-- WORK TO BE COMPLETED --
In the listing that follows, retype every line from the first through the one containing "YAxis, CartesianGrid, ReferenceArea". Pictures are to be left out.

-- COLLECTED MATERIAL --
================
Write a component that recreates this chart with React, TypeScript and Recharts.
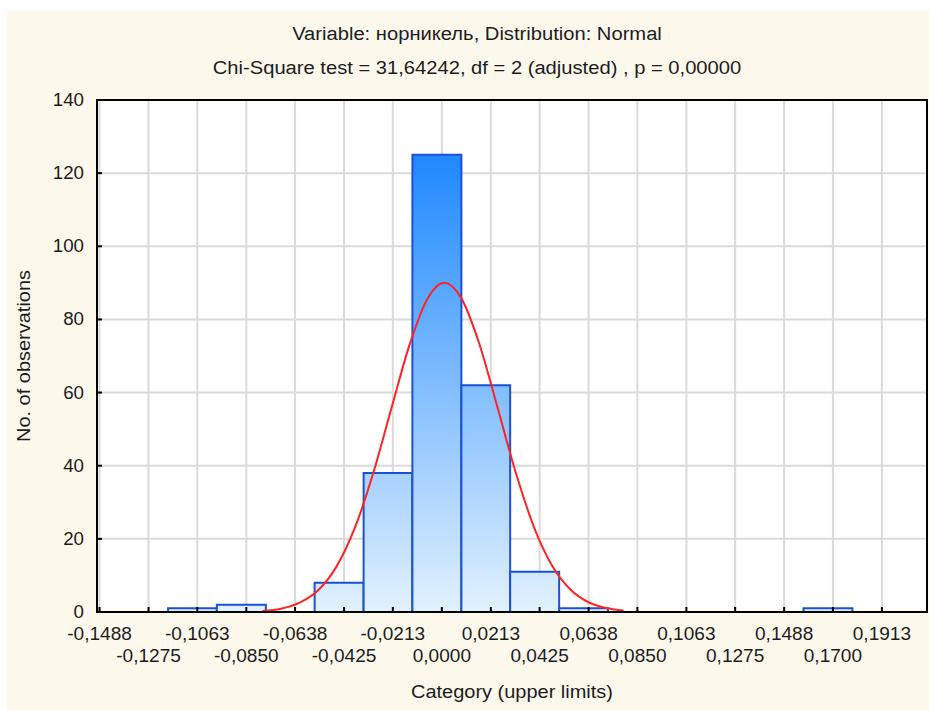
import { ComposedChart, Line, XAxis, YAxis, CartesianGrid, ReferenceArea } from "recharts"

// histogram bins (lower / upper limits) and counts
const binLower = [-0.119, -0.0978, -0.0765, -0.0553, -0.034, -0.0128, 0.0085, 0.0297, 0.051, 0.0722, 0.0935, 0.1147, 0.136, 0.1572]
const binUpper = [-0.0978, -0.0765, -0.0553, -0.034, -0.0128, 0.0085, 0.0297, 0.051, 0.0722, 0.0935, 0.1147, 0.136, 0.1572, 0.1785]
const counts = [1, 2, 0, 8, 38, 125, 62, 11, 1, 0, 0, 0, 0, 1]

// fitted normal curve (expected counts)
const curveX = [-0.078, -0.07, -0.062, -0.054, -0.046, -0.038, -0.03, -0.022, -0.014, -0.006, 0.001, 0.008, 0.016, 0.024, 0.032, 0.04, 0.048, 0.056, 0.064, 0.072, 0.079]
const curveY = [0.3, 0.9, 2.5, 5.8, 12.2, 22.7, 37.6, 55.5, 73.1, 85.9, 90.0, 86.3, 73.9, 56.4, 38.4, 23.3, 12.6, 6.1, 2.6, 1.0, 0.4]

const xTicks = [-0.1488, -0.1275, -0.1063, -0.085, -0.0638, -0.0425, -0.0213, 0, 0.0213, 0.0425, 0.0638, 0.085, 0.1063, 0.1275, 0.1488, 0.17, 0.1913]
const yTicks = [0, 20, 40, 60, 80, 100, 120, 140]
const xDomain = [-0.1499, 0.2109]
const yDomain = [0, 140]

const title1 = "Variable: норникель, Distribution: Normal"
const title2 = "Chi-Square test = 31,64242, df = 2 (adjusted) , p = 0,00000"
const xLabel = "Category (upper limits)"
const yLabel = "No. of observations"

const curveData = curveX.map((x, i) => ({ x, expected: curveY[i] }))
const bins = binLower.map((lo, i) => ({ lo, hi: binUpper[i], n: counts[i] })).filter((b) => b.n > 0)

const font = "'Liberation Sans', Arial, sans-serif"
const textColor = "#1c1c1c"

const fmt = (v: number) => (v < 0 ? "-" : "") + Math.abs(v).toFixed(4).replace(".", ",")

function XTick(props: any) {
  const { x, y, payload, index } = props
  const row = index % 2 === 0 ? 32.5 : 54.5
  return (
    <g transform={`translate(${x},${y + row})`}>
      <text transform="scale(1.06,1)" textAnchor="middle" fontSize={18} fontFamily={font} fill={textColor}>
        {fmt(payload.value)}
      </text>
    </g>
  )
}

function YTick(props: any) {
  const { x, y, payload } = props
  return (
    <g transform={`translate(${x},${y})`}>
      <text transform="scale(1.04,1)" textAnchor="end" dy={6} fontSize={18} fontFamily={font} fill={textColor}>
        {payload.value}
      </text>
    </g>
  )
}

export default function App() {
  return (
    <div style={{ position: "absolute", left: 0, top: 0, width: 929, height: 710, background: "#fff", overflow: "hidden" }}>
      <div style={{ position: "absolute", left: 7, top: 10, width: 922, height: 700, background: "#fdf8ec" }} />
      <div
        style={{
          position: "absolute",
          left: 0,
          width: 954,
          top: 23,
          textAlign: "center",
          fontFamily: font,
          fontSize: 18,
          lineHeight: "22px",
          color: textColor,
          transform: "scaleX(1.12)",
        }}
      >
        <div>{title1}</div>
        <div style={{ marginTop: 12 }}>{title2}</div>
      </div>
      <div style={{ position: "absolute", left: 0, top: 0 }}>
        <ComposedChart width={929} height={710} data={curveData} margin={{ top: 99, right: 1, bottom: 0, left: 0 }}>
          <defs>
            <linearGradient id="barFill" gradientUnits="userSpaceOnUse" x1={0} y1={100} x2={0} y2={612}>
              <stop offset="0%" stopColor="#077cff" />
              <stop offset="100%" stopColor="#e2f1ff" />
            </linearGradient>
          </defs>
          <CartesianGrid stroke="#dadada" strokeWidth={2} fill="#ffffff" fillOpacity={1} />
          <XAxis
            type="number"
            dataKey="x"
            domain={xDomain}
            ticks={xTicks}
            interval={0}
            allowDataOverflow
            height={98}
            tickSize={-5}
            tickMargin={0}
            tick={<XTick />}
            axisLine={{ stroke: "#000", strokeWidth: 2 }}
            tickLine={{ stroke: "#000", strokeWidth: 2 }}
            label={{
              content: (p: any) => {
                const vb = p.viewBox || {}
                const cx = (vb.x || 0) + (vb.width || 0) / 2
                return (
                  <g transform={`translate(${cx},698)`}>
                    <text transform="scale(1.11,1)" textAnchor="middle" fontSize={18} fontFamily={font} fill={textColor}>
                      {xLabel}
                    </text>
                  </g>
                )
              },
            }}
          />
          <XAxis
            xAxisId="top"
            orientation="top"
            type="number"
            domain={xDomain}
            ticks={xTicks}
            interval={0}
            allowDataOverflow
            height={1}
            tickSize={-5}
            tick={false}
            axisLine={{ stroke: "#000", strokeWidth: 2 }}
            tickLine={{ stroke: "#000", strokeWidth: 2 }}
          />
          <YAxis
            type="number"
            domain={yDomain}
            ticks={yTicks}
            interval={0}
            width={97}
            tickSize={-5}
            tickMargin={18}
            tick={<YTick />}
            axisLine={{ stroke: "#000", strokeWidth: 2 }}
            tickLine={{ stroke: "#000", strokeWidth: 2 }}
            label={{
              content: (p: any) => {
                const vb = p.viewBox || {}
                const cy = (vb.y || 0) + (vb.height || 0) / 2
                return (
                  <g transform={`translate(24,${cy}) rotate(-90)`}>
                    <text transform="scale(1.11,1)" textAnchor="middle" dy={6} fontSize={18} fontFamily={font} fill={textColor}>
                      {yLabel}
                    </text>
                  </g>
                )
              },
            }}
          />
          <YAxis
            yAxisId="right"
            orientation="right"
            type="number"
            domain={yDomain}
            ticks={yTicks}
            interval={0}
            allowDataOverflow
            width={1}
            tickSize={-5}
            tick={false}
            axisLine={{ stroke: "#000", strokeWidth: 2 }}
            tickLine={{ stroke: "#000", strokeWidth: 2 }}
          />
          {bins.map((b, i) => (
            <ReferenceArea
              key={i}
              x1={b.lo}
              x2={b.hi}
              y1={0}
              y2={b.n}
              fill="url(#barFill)"
              fillOpacity={1}
              stroke="#1a52d6"
              strokeWidth={2}
            />
          ))}
          <Line
            type="monotone"
            dataKey="expected"
            stroke="#ff2323"
            strokeWidth={2}
            dot={false}
            activeDot={false}
            isAnimationActive={false}
          />
          {/* plot frame */}
          <ReferenceArea
            x1={xDomain[0]}
            x2={xDomain[1]}
            y1={yDomain[0]}
            y2={yDomain[1]}
            fill="none"
            stroke="#000"
            strokeWidth={2}
          />
        </ComposedChart>
      </div>
    </div>
  )
}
================
-- RESULT OF THIS TASK --
Write a component that recreates this chart with React, TypeScript and Recharts.
import { ComposedChart, Line, XAxis, YAxis, CartesianGrid, ReferenceArea } from "recharts"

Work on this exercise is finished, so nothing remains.